Frequently Asked Questions
Why does a technique that works for one person fail across a team?
Because teams introduce inconsistency, drift, and misapplication that a single careful practitioner avoids. People apply it on the wrong problems, with diverging prompts, or not at all. The fix is shared standards and enablement, which are change management, not technical, problems.
Should we mandate the technique across all reasoning tasks?
No. A blanket mandate inflates cost on concrete tasks that never needed abstraction and breeds resentment. Govern a clear decision rule for where it applies and a quality bar for how it is used, and let those guide adoption rather than a decree.
How do we keep everyone's prompts from drifting apart?

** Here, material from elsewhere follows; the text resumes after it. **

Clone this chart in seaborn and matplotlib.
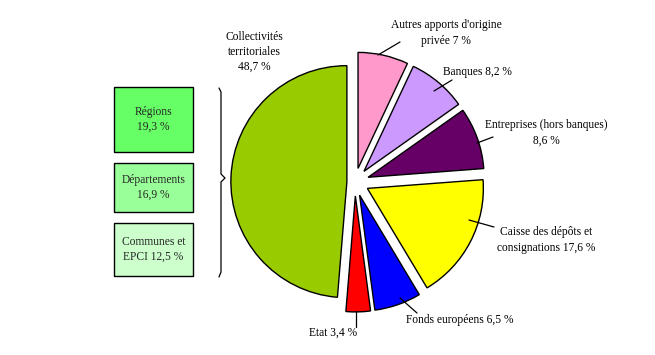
import numpy as np
import matplotlib
matplotlib.use("Agg")
import matplotlib.pyplot as plt
import seaborn as sns

# --- data ---
slice_names = ["Autres apports d'origine\nprivée", "Banques", "Entreprises (hors banques)\n",
               "Caisse des dépôts et\nconsignations", "Fonds européens", "Etat",
               "Collectivités\nterritoriales\n"]
slice_values = [7.0, 8.2, 8.6, 17.6, 6.5, 3.4, 48.7]
slice_colors = ["#FF99CC", "#CC99FF", "#660066", "#FFFF00", "#0000FF", "#FF0000", "#99CC00"]
slice_explode = [0.12, 0.12, 0.12, 0.12, 0.12, 0.12, 0.07]
sub_names = ["Régions", "Départements", "Communes et\nEPCI"]
sub_values = [19.3, 16.9, 12.5]
sub_colors = ["#66FF66", "#99FF99", "#CCFFCC"]

def fr(v):
    s = ("%.1f" % v).replace(".", ",")
    if s.endswith(",0"):
        s = s[:-2]
    return s + " %"

sns.set_theme(style="white")
plt.rcParams["font.family"] = ["Liberation Serif", "DejaVu Serif"]

W, H = 655, 355
fig = plt.figure(figsize=(W / 100, H / 100), dpi=100)
ax = fig.add_axes([0, 0, 1, 1])

R = 116
cx, cy = 355, H - 182
explode = [e * R for e in slice_explode]   # matplotlib offsets in data units
wedges, _ = ax.pie(slice_values, colors=slice_colors, startangle=90, counterclock=False,
                   radius=R, center=(cx, cy), explode=explode,
                   wedgeprops=dict(edgecolor="black", linewidth=1.0))
ax.set_xlim(0, W)
ax.set_ylim(0, H)
ax.set_aspect("equal")
ax.axis("off")

fs = 8.3
def P(x, y):
    return (x, H - y)

# label texts (pixel positions of the label centres)
text_pos = [(446, 33), (477, 72), (546, 133), (546, 240), (460, 320), (333, 333), (254, 52)]
leaders = [((378, 55), (400, 42)), ((434, 91), (452, 80)), ((477, 143), (493, 137)),
           ((469, 220), (494, 227)), ((400, 298), (417, 313)), ((356, 311), (356, 327)), None]
for name, val, tp, ld in zip(slice_names, slice_values, text_pos, leaders):
    if name.endswith("\n"):
        txt = name + fr(val)
    else:
        txt = name + " " + fr(val)
    ax.text(*P(*tp), txt, ha="center", va="center", fontsize=fs, linespacing=1.35, color="black")
    if ld is not None:
        (x0, y0), (x1, y1) = ld
        ax.plot([x0, x1], [H - y0, H - y1], color="black", lw=0.9)

# sub-category boxes
box_y = [(87, 152), (163, 212), (223, 276)]
for name, val, col, (y0, y1) in zip(sub_names, sub_values, sub_colors, box_y):
    rect = plt.Rectangle((114, H - y1), 79, y1 - y0, facecolor=col, edgecolor="black", lw=1.0)
    ax.add_patch(rect)
    sep = " " if "\n" in name else "\n"
    ax.text(153.5, H - (y0 + y1) / 2, name + sep + fr(val), ha="center", va="center",
            fontsize=fs, linespacing=1.35)

# brace
bx = [219, 221, 221, 225, 221, 221, 219]
by = [88, 92, 174, 178, 182, 272, 277]
ax.plot(bx, [H - v for v in by], color="black", lw=0.9)

fig.savefig("out.png", dpi=100, facecolor="white")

Maintain a single canonical, versioned, tested prompt pattern and embed it in shared tooling so it is easier to use than to reinvent. Treat improvements as reviewed changes rolled out to everyone, the same way you would manage shared code or a prompt library.
What is the most common rollout failure?
Low or inconsistent adoption even when the technique works. Track adoption and consistency as first-class metrics, because a technique nobody uses uniformly delivers no organizational benefit no matter how good it is in isolation.
How do we know the rollout actually improved things?
Measure aggregate reasoning quality and cost across the team's real work before and after, not isolated demos. If error rates fell and cost stayed proportionate, the rollout worked; if not, you have a problem the technique alone will not solve.
Key Takeaways
- Scaling step-back prompting is a change management problem; the prompt wording is the easy part.
- Define a clear decision rule for where the technique applies and a canonical, versioned prompt pattern before scaling.
- Make the standard easier to use than improvising, and teach the principle rather than the incantation.
- Govern the shared prompt and a shared evaluation harness, but avoid a blanket mandate that inflates cost.
- Measure adoption, consistency, and aggregate quality and cost, then feed learnings back into the standard.